In [45]:
# Import statements and global helper methods
import numpy as np
import nltk
import warnings
warnings.filterwarnings("ignore", category=DeprecationWarning)
warnings.filterwarnings(action='ignore', category=UserWarning, module='gensim')
from nltk.corpus import wordnet, stopwords
from nltk.stem import WordNetLemmatizer
from sklearn.ensemble import RandomForestClassifier
from sklearn.feature_extraction.text import CountVectorizer
from sklearn.linear_model import LogisticRegression
from sklearn.model_selection import GridSearchCV, PredefinedSplit
from sklearn.naive_bayes import MultinomialNB, BernoulliNB
from sklearn.neighbors import KNeighborsClassifier
from sklearn.preprocessing import LabelEncoder
from sklearn.svm import SVC, LinearSVC
from tqdm import tqdm_notebook
from gensim.models import word2vec
# from keras.models import Sequential
# from keras.layers import Dense, Activation
# from keras.wrappers.scikit_learn import KerasClassifier
# from keras.utils import np_utils
import re

In [46]:
stanford_run = True

In [47]:
if stanford_run:
    # Load in the data sets

    raw_sentences = []

    with open("datasets/datasetSentences.txt", encoding="utf-8") as sentence_file:
        # Skip header line
        next(sentence_file)
        for line in tqdm_notebook(sentence_file):
            sentence = line.split("\t")[1].strip()
            raw_sentences.append(sentence)

    sentiment_map = {}
    with open("datasets/sentiment_labels.txt") as sentiment_file:
        next(sentiment_file)
        for line in tqdm_notebook(sentiment_file):
            index, score = tuple(line.split("|"))
            score = float(score.strip())
            sentiment_map[index] = score

    sentence_to_phrase_map = {}
    with open("datasets/dictionary.txt", encoding="utf-8") as dictionary_file:
        for line in tqdm_notebook(dictionary_file):
            phrase, phrase_num = tuple(line.split("|"))
            sentence_to_phrase_map[phrase] = phrase_num.strip()

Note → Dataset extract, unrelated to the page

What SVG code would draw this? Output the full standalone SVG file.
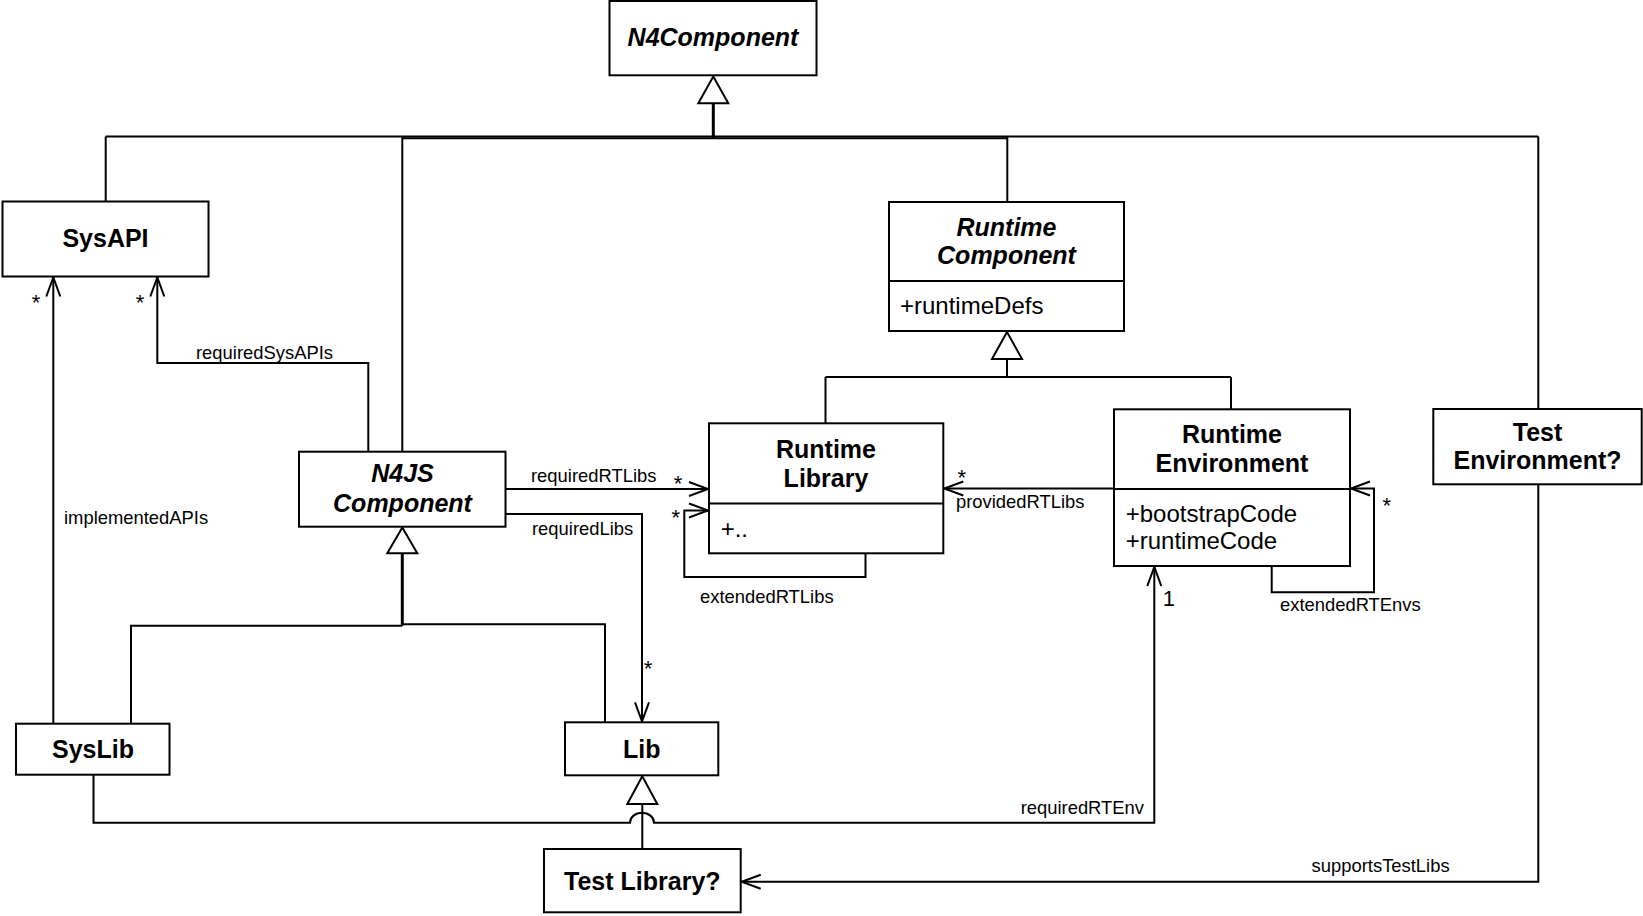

    labelled_sentences = [(sentence, sentiment_map[sentence_to_phrase_map[sentence]]) for sentence in raw_sentences]

    splits = ([], [], [])

    with open("datasets/datasetSplit.txt") as split_file:
        next(split_file)
        for line in tqdm_notebook(split_file):
            index, split = tuple(line.split(","))
            index, split = int(index), int(split)
            # Splits are labelled 1-3
            splits[split - 1].append(labelled_sentences[index - 1])

    train_set, test_set, dev_set = splits
    train_sentences, train_y = zip(*train_set)
    dev_sentences, dev_y = zip(*dev_set)
    test_sentences, test_y = zip(*test_set)
    
     #Copy data, for filtering neutral coarse labels
    train_sentences_coarse = train_sentences[:]
    dev_sentences_coarse = dev_sentences[:]
    test_sentences_coarse = test_sentences[:]

HBox(children=(IntProgress(value=1, bar_style='info', max=1), HTML(value='')))




HBox(children=(IntProgress(value=1, bar_style='info', max=1), HTML(value='')))




HBox(children=(IntProgress(value=1, bar_style='info', max=1), HTML(value='')))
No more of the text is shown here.